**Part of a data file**

★ ★ ★ ★ ★ ★ ★

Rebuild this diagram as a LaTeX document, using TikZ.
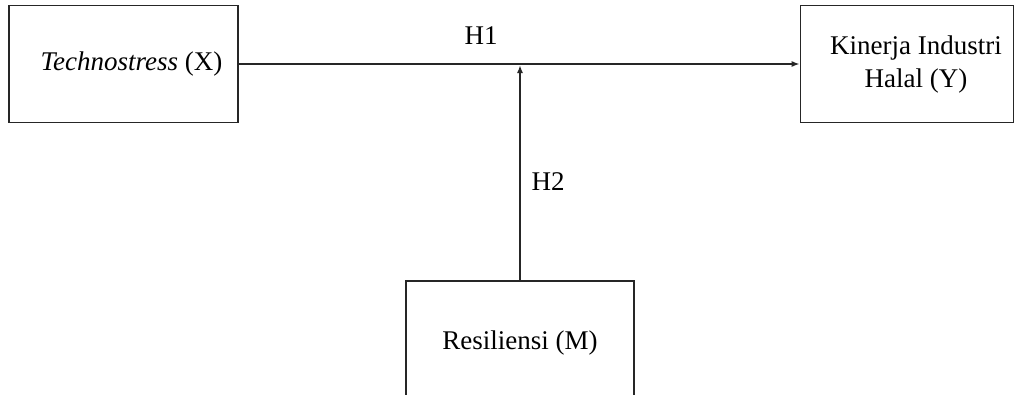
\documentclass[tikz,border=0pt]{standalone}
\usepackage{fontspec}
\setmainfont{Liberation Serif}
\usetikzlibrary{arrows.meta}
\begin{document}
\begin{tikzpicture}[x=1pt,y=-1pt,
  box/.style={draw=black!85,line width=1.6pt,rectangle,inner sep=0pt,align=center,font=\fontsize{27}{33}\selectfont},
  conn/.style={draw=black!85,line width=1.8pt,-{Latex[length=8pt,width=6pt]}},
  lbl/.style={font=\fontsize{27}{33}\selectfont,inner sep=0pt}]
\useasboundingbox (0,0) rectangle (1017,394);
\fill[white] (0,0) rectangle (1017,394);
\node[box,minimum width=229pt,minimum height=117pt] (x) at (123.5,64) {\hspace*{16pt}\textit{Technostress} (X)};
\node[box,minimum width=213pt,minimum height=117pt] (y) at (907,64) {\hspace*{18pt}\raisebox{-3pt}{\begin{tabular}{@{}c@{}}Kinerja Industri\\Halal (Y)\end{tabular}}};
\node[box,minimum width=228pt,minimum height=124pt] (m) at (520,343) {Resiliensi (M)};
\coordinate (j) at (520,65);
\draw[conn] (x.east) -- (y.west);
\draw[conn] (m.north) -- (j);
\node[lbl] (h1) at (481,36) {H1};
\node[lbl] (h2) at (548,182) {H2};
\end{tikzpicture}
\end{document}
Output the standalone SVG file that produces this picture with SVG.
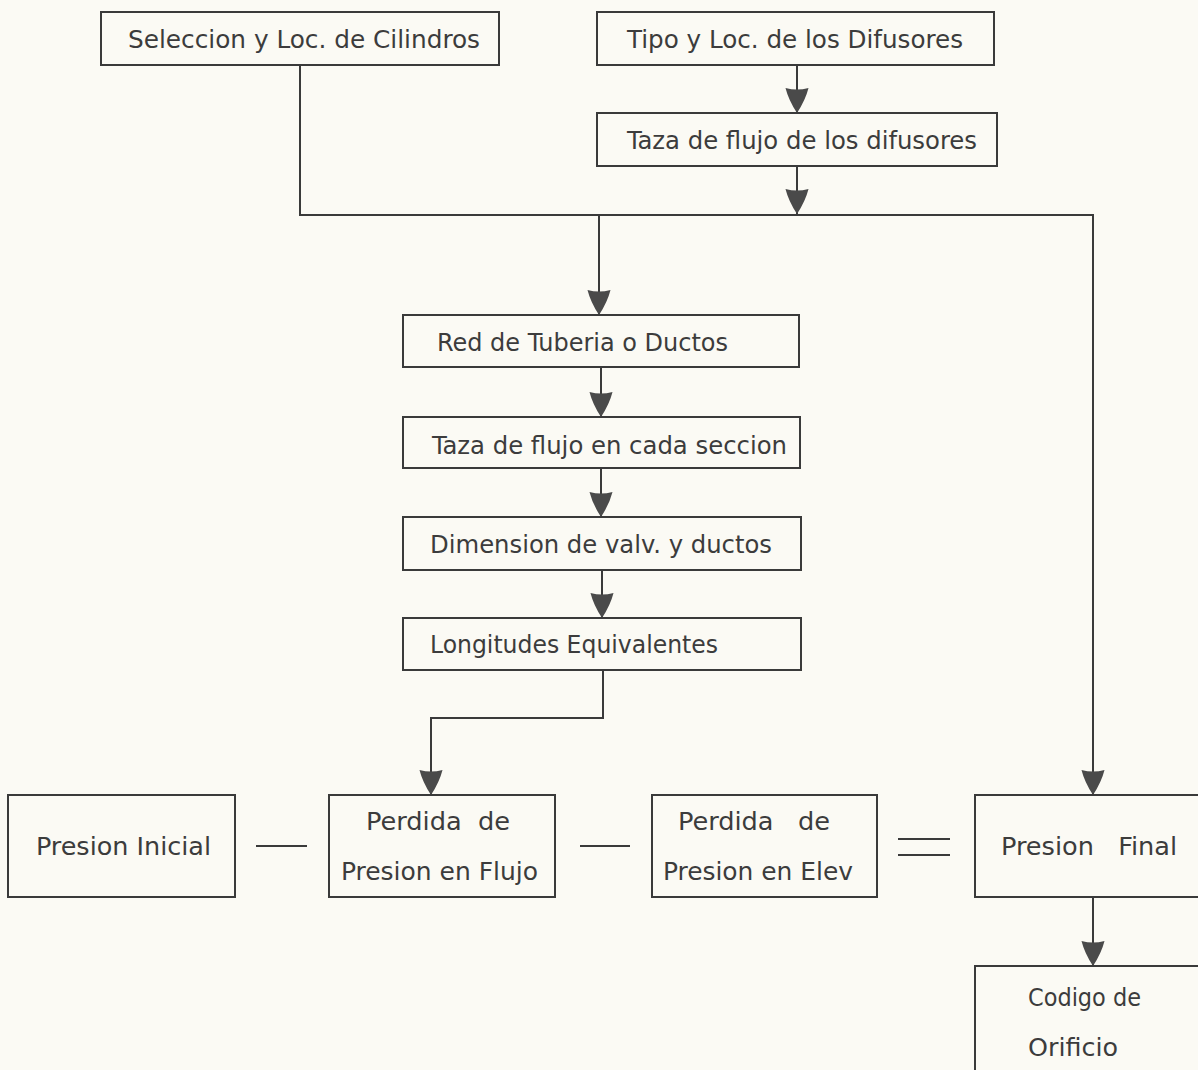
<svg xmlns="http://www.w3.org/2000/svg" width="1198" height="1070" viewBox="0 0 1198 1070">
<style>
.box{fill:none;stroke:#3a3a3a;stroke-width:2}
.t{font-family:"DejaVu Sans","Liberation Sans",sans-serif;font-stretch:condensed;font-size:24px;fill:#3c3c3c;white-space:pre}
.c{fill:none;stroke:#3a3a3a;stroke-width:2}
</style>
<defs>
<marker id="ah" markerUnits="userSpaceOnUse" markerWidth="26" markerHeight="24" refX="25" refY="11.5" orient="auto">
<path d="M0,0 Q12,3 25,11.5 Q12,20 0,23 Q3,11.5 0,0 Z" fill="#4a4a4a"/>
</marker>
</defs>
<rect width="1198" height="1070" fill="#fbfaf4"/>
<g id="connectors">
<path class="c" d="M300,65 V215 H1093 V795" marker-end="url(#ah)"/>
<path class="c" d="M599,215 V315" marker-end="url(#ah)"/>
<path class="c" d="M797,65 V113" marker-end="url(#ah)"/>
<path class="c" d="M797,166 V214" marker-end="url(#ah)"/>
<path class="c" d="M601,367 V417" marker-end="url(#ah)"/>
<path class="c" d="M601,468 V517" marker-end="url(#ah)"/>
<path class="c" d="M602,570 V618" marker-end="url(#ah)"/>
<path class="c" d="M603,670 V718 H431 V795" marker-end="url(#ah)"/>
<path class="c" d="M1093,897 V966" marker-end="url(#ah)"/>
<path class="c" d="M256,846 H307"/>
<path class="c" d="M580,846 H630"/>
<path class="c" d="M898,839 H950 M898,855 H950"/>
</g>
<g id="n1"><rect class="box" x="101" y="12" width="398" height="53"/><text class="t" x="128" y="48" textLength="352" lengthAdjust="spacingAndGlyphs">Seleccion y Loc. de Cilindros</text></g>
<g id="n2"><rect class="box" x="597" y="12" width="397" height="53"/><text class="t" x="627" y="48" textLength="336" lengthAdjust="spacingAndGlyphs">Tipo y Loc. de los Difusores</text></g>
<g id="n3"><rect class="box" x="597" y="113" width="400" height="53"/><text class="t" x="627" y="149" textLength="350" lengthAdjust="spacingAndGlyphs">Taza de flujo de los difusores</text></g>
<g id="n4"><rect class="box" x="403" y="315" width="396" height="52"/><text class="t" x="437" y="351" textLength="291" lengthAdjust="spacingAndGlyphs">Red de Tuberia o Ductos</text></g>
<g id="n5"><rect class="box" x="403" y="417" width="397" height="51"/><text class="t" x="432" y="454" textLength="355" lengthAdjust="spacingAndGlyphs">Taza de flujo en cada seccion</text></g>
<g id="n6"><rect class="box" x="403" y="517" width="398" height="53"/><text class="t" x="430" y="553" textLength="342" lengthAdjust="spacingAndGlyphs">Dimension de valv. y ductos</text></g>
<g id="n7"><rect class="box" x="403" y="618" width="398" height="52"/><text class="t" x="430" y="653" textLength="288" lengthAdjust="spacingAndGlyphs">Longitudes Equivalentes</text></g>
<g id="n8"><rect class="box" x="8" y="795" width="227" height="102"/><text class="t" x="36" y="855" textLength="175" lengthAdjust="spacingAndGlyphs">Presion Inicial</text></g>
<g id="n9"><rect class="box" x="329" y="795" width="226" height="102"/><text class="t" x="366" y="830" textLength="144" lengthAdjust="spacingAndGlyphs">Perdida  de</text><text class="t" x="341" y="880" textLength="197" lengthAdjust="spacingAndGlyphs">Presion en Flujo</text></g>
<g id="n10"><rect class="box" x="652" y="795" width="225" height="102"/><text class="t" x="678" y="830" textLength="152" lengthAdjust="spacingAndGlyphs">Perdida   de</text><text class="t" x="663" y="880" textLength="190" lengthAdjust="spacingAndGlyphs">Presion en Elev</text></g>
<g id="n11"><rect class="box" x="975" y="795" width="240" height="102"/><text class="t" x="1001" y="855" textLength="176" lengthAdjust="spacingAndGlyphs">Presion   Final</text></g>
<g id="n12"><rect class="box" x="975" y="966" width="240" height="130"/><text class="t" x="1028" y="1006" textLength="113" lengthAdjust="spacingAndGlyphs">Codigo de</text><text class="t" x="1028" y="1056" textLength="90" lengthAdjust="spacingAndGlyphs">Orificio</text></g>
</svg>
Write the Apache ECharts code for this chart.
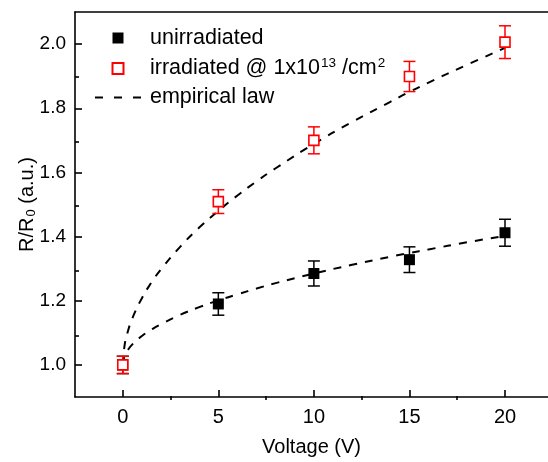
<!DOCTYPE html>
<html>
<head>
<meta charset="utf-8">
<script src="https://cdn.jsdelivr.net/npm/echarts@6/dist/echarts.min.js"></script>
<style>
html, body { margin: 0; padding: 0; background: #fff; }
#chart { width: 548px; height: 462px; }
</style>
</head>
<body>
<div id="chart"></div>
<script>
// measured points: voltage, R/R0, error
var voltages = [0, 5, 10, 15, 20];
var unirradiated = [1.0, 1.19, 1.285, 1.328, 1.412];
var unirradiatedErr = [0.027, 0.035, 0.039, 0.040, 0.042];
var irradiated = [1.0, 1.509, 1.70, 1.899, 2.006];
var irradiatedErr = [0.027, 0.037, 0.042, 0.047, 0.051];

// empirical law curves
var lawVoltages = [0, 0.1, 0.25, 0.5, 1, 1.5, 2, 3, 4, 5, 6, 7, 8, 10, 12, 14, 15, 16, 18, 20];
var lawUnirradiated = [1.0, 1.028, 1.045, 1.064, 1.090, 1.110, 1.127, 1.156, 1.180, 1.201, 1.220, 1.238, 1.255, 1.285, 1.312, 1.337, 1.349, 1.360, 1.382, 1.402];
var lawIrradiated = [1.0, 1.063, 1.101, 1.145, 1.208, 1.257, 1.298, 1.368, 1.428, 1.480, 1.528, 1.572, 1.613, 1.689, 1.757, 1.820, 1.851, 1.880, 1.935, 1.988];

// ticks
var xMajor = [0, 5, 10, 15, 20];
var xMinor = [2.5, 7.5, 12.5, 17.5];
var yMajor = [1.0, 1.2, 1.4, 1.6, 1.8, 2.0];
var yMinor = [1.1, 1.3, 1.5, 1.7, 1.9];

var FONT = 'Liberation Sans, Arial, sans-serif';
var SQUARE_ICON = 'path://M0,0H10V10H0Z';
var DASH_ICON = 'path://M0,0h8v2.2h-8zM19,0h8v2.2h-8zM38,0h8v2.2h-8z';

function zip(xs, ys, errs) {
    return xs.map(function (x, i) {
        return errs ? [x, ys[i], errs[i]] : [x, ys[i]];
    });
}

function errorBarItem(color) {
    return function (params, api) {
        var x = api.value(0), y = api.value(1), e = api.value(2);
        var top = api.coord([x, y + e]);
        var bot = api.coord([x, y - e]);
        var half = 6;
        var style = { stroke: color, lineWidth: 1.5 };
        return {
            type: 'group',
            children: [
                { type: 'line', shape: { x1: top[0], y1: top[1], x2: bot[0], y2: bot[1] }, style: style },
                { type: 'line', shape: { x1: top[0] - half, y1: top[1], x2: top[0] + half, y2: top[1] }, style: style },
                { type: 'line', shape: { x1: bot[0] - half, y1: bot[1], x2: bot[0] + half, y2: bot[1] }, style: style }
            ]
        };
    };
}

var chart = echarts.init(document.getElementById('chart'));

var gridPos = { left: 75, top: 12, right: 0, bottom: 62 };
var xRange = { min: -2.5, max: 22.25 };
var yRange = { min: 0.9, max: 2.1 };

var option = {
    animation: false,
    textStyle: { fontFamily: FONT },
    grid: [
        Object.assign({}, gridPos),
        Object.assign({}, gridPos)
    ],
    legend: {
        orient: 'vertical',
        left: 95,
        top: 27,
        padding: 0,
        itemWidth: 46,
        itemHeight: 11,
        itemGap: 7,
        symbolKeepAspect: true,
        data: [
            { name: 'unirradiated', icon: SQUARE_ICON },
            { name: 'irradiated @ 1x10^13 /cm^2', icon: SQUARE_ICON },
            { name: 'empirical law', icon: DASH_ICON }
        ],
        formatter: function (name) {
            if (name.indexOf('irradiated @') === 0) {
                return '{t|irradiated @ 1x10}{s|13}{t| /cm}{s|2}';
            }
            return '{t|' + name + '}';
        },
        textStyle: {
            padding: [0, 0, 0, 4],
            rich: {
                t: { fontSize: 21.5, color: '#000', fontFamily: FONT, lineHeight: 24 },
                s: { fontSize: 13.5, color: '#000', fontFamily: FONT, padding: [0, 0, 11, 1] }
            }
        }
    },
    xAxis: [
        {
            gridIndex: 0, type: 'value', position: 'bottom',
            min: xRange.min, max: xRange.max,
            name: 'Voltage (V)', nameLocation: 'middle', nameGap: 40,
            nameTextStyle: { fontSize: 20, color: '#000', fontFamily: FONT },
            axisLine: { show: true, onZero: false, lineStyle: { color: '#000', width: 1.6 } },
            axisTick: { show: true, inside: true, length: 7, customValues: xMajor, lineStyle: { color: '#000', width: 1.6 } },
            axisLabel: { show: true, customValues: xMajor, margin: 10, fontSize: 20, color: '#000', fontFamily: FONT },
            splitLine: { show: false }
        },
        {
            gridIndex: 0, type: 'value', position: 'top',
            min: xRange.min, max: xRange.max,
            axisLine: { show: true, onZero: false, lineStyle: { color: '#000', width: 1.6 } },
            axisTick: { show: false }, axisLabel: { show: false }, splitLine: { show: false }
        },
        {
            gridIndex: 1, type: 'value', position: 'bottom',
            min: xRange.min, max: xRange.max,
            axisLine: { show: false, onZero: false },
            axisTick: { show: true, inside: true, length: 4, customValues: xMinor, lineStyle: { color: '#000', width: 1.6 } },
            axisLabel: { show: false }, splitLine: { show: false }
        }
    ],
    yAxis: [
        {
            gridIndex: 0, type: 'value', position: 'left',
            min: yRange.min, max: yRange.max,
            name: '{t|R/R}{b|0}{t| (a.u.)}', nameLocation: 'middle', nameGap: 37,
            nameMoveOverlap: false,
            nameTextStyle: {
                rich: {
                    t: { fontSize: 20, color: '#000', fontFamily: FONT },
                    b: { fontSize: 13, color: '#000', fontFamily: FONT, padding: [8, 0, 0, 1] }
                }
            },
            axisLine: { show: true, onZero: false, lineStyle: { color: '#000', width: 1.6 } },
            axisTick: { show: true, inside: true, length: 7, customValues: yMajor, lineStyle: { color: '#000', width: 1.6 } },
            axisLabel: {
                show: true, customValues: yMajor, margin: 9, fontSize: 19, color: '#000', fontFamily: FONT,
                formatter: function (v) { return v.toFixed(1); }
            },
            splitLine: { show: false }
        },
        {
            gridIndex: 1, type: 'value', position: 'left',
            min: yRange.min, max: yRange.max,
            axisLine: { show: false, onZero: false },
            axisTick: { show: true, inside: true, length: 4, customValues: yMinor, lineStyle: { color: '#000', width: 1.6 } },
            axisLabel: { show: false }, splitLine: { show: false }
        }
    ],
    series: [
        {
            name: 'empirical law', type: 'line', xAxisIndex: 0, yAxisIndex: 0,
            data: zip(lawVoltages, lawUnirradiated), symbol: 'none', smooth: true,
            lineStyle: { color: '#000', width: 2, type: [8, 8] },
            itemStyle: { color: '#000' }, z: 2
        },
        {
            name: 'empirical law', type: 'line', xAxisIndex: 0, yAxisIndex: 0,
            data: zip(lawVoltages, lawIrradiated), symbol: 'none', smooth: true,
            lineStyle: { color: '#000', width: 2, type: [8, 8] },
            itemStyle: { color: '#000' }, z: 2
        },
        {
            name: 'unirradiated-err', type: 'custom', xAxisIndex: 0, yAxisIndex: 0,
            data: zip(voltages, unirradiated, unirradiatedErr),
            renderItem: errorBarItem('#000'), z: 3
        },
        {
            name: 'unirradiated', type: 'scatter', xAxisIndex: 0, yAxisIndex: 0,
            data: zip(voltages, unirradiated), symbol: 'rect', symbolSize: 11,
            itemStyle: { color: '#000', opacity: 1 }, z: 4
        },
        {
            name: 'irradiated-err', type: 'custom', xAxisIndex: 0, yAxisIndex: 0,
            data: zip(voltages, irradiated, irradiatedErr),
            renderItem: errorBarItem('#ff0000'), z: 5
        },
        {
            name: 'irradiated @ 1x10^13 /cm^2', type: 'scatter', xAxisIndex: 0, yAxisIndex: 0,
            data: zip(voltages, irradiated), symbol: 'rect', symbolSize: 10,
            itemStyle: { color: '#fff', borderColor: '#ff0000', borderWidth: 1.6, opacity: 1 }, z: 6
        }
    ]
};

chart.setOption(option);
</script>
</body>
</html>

★ ★ ★ ★ ★ ★ ★

**Work required**
Find and copy every line in the entries above where the string "this" occurs.

**Solution**
Rebuild this diagram as a LaTeX document, using TikZ.
Output the standalone SVG file that produces this picture with SVG.
Write the Apache ECharts code for this chart.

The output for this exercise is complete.